Een scherpe vinger priemt dwingend onder m´n schouderblad. WTF? Eenmaal omgedraaid staat er een tamelijk gespierd heerschap, met op links naast hem een olijk meiske met zo´n onhandige puberhondenkop; een volle tas lege flessen in elke hand geklemd. Aan de lus. Heineken groen. De flessen. ¨Pap!?¨ maant ze engelachtig haar vader tot kalmte. Het schaamrood op de kaken maar een vrolijke lach op de lippen. Ontwapenend kortom. De man, een lichtgeraakte glazenwasser ofzo, draait echter niet om de brij heen en verheft in onvervalst Leids zijn stem. ¨Meneerr,¨ zegt ´ie op de rommelbak wijzend, ¨dat flessie hoorrt thuis in de glasbak,¨ waarop ik antwoord dat de appie het flesje hoort in te nemen en het apparaat een bonnetje dient uit te spugen. Om hem ter wille te zijn vis ik desondanks het flesje uit de rotzooi en toon hem het statiegeldlabel. Ik vraag hem vervolgens vriendelijk of hij wellicht een glasbak in de buurt weet; maar de man roept met ingehouden woede dat dat niet zijn probleem is. Daar kan ik weinig mee en deponeer het flesje demonstratief terug in de prullenbak. Ik heb weinig op met schreeuwers.

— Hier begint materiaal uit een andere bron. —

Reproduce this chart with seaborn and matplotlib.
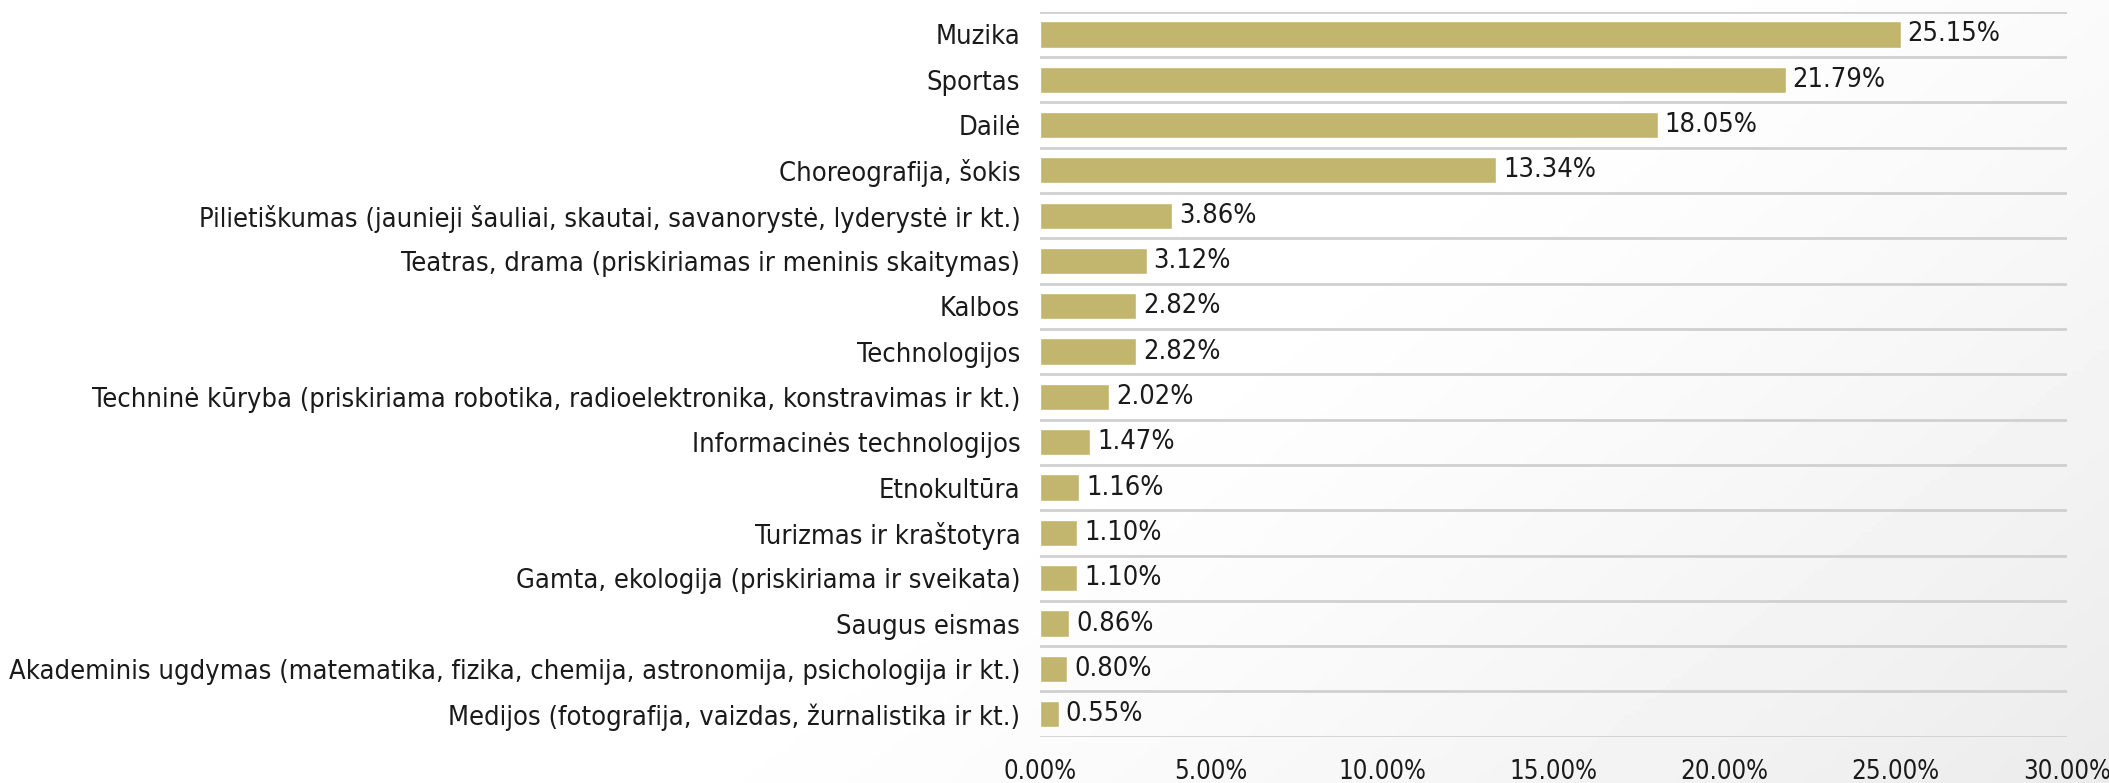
import numpy as np
import pandas as pd
import matplotlib
matplotlib.use("Agg")
import matplotlib.pyplot as plt
import seaborn as sns

categories = [
    "Muzika",
    "Sportas",
    "Dailė",
    "Choreografija, šokis",
    "Pilietiškumas (jaunieji šauliai, skautai, savanorystė, lyderystė ir kt.)",
    "Teatras, drama (priskiriamas ir meninis skaitymas)",
    "Kalbos",
    "Technologijos",
    "Techninė kūryba (priskiriama robotika, radioelektronika, konstravimas ir kt.)",
    "Informacinės technologijos",
    "Etnokultūra",
    "Turizmas ir kraštotyra",
    "Gamta, ekologija (priskiriama ir sveikata)",
    "Saugus eismas",
    "Akademinis ugdymas (matematika, fizika, chemija, astronomija, psichologija ir kt.)",
    "Medijos (fotografija, vaizdas, žurnalistika ir kt.)",
]
shares = [25.15, 21.79, 18.05, 13.34, 3.86, 3.12, 2.82, 2.82, 2.02, 1.47,
          1.16, 1.10, 1.10, 0.86, 0.80, 0.55]
x_ticks = [0, 5, 10, 15, 20, 25, 30]

df = pd.DataFrame({"category": categories, "share": shares})

sns.set_style("white")
plt.rcParams["font.family"] = ["DejaVu Sans"]
plt.rcParams["font.stretch"] = "condensed"

fig = plt.figure(figsize=(21.09, 7.83), dpi=100)

# faint grey shading towards the lower right corner (slide background)
bg = fig.add_axes([0, 0, 1, 1], zorder=-10)
gx, gy = np.meshgrid(np.linspace(0, 1, 400), np.linspace(0, 1, 150))  # row 0 = top
shade = np.clip((gx - 0.6) / 0.4 * 0.5 + gy * 0.6 - 0.2, 0, 1) ** 1.3
bg.imshow(1 - 0.09 * shade, cmap="gray", vmin=0, vmax=1, aspect="auto",
          extent=[0, 1, 0, 1])
bg.axis("off")

ax = fig.add_axes([0.493, 0.059, 0.487, 0.926])
ax.patch.set_alpha(0)

sns.barplot(data=df, y="category", x="share", orient="h", color="#C2B66E",
            saturation=1, width=0.58, ax=ax)

labels = [f"{v:.2f}%" for v in shares]
ax.bar_label(ax.containers[0], labels=labels, padding=5, fontsize=19.5, color="#1a1a1a")

ax.set_xlim(0, 30)
ax.set_ylim(len(categories) - 0.5, -0.5)
ax.set_xticks(x_ticks)
ax.set_xticklabels([f"{t:.2f}%" for t in x_ticks], fontsize=18.5, color="#1a1a1a")
ax.tick_params(axis="x", length=0, pad=16)
ax.tick_params(axis="y", length=0, pad=14, labelsize=19.5, labelcolor="#1a1a1a")
ax.set_yticks(np.arange(-0.5, len(categories)), minor=True)
ax.tick_params(axis="y", which="minor", length=0)
ax.grid(axis="y", which="minor", color="#d0d0d0", linewidth=2)
ax.grid(axis="y", which="major", visible=False)
ax.grid(axis="x", visible=False)
ax.set_axisbelow(True)
ax.set_xlabel("")
ax.set_ylabel("")
for s in ax.spines.values():
    s.set_visible(False)

fig.savefig("out.png", dpi=100)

Het meisje gniffelt breeduit en doet nogmaals een poging om de boel te sussen. Pa sneert dat ze haar brutale snoet moet houden en dat hij dit varkentje wel eventjes zal wassen. Inmiddels knalrood uitgeslagen wendt ze bijna proestend haar blik af. Pa, het kookpunt nabij, is blijkbaar geen tegenspraak gewend. In een woeste tirade maakt ´ie het punt dat het hier niet zo´n bende zou zijn als iedereen hetzelfde was. Hoezo? Hetzelfde? ¨U bedoelt denk ik iets anders,¨ antwoord ik, ¨namelijk dat als iedereen zoals u zou zijn, de wereld er een stuk mooier uit zou zien. Maar ik geloof niet dat iedereen zoals u wil zijn. Ik in ieder geval niet. Maar misschien kunt u mij alsnog een glasbak wijzen?¨ Nu loopt ook de man donkerrood aan, zwaait obsessief met de armen, gooit verbaal een paar dodelijke ziektes naar mijn hoofd om schuimbekkend tot het volgende slotakkoord te komen: ¨Agrree to disagrree.¨ Om zijn statement kracht bij te zetten herhaalt hij het enkele malen. Dat klinkt als een klok. Hij grist daarna beide tassen uit dochterliefs handen en propt met volle overtuiging een flesje in de automaat. Een keer. Twee keer. Drie keer. Kansloos. Alles wat fles is komt onherroepelijk terug. Het meiske ziet eruit alsof ze inmiddels in haar glimmende knalpaarse trainingsbroek heeft gepiest en kijkt me aan met een blik die boekdelen spreekt. Ze heeft er duidelijk lol in. ¨Veel succes, ik hoop dat u niet zoals ik ben,¨ werp ik de man toe. Het meisje giechelt; de man staat luidkeels te godveren. Ik weet de drang om nogmaals naar een nabije glasbak te vragen te onderdrukken. Nog net.
De onstuimige glazenwasser hamert ondertussen onbesuisd op de assistentie knop en eist luidkeels dat de manager hem te woord staat. ¨Fijne dag nog,¨ wens ik hem beleefd toe. Eenmaal bij de kassa hoor ik de man achterin tieren dat die apparaten helemaal van god los zijn en de manager zijn hele teringflessenbende mag houden. Hij geeft ook nog aan waar de man het glaswerk eventueel in kan steken. Daar van achteren. Het meisje heeft zich ondertussen bedremmeld achter mij in de kassarij geschaard, met gespreide armen gebarend dat ze er weinig mee van doen heeft. ¨Hij bedoelt het niet zo kwaad,¨ stottert ze beduusd. En omdat ze nog steeds lacht met beide knalblauwe ogen, geloof ik haar op d´r woord. Meteen. Zo vader, zo dochter? Vast wel, maar vandaag dus even niet.